* [Instructions to follow]
Tally the lines that contain the string "this" and give the number by itself.

* [Provided data]
══════

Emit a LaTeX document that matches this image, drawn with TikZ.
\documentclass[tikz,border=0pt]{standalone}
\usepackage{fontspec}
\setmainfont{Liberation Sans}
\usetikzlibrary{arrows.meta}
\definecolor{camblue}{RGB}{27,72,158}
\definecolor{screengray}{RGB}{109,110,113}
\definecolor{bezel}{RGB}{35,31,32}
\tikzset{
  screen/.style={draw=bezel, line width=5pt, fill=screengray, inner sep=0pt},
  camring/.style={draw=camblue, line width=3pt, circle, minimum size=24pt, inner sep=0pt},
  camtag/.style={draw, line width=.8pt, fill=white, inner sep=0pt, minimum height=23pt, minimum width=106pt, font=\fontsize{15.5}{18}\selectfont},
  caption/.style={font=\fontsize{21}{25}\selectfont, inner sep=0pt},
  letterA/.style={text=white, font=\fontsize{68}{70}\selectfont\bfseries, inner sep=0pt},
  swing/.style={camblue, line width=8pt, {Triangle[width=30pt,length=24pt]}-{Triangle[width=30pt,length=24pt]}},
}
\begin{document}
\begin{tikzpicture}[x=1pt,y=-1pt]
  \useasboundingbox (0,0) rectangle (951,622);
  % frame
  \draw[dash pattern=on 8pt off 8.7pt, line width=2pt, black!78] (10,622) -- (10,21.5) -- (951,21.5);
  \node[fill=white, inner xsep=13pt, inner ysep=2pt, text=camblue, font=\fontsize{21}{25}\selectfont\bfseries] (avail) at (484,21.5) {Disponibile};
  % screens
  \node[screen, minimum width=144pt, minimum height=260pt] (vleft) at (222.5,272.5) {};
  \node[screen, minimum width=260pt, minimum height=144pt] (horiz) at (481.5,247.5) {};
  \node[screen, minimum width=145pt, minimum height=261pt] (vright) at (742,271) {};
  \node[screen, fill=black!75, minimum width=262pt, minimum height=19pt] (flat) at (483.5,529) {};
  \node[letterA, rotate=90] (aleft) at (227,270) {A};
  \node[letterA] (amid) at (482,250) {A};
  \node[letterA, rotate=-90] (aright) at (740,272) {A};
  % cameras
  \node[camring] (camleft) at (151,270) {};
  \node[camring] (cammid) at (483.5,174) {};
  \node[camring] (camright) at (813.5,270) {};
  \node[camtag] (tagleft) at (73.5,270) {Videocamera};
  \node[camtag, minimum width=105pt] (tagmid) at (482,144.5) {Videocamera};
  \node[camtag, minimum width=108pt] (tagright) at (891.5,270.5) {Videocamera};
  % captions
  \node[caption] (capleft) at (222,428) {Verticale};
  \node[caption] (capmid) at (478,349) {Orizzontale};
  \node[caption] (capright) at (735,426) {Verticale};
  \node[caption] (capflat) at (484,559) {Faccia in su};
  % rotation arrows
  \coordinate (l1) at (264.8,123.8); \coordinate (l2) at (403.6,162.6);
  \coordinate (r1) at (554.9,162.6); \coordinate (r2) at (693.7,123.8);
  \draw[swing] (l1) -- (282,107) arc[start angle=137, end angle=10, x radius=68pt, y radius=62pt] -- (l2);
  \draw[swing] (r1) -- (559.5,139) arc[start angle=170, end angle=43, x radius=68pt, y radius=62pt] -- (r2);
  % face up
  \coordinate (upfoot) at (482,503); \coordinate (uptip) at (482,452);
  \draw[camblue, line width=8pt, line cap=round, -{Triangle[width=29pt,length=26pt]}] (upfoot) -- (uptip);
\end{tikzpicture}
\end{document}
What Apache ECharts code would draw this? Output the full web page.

══════

* [Completed task]
2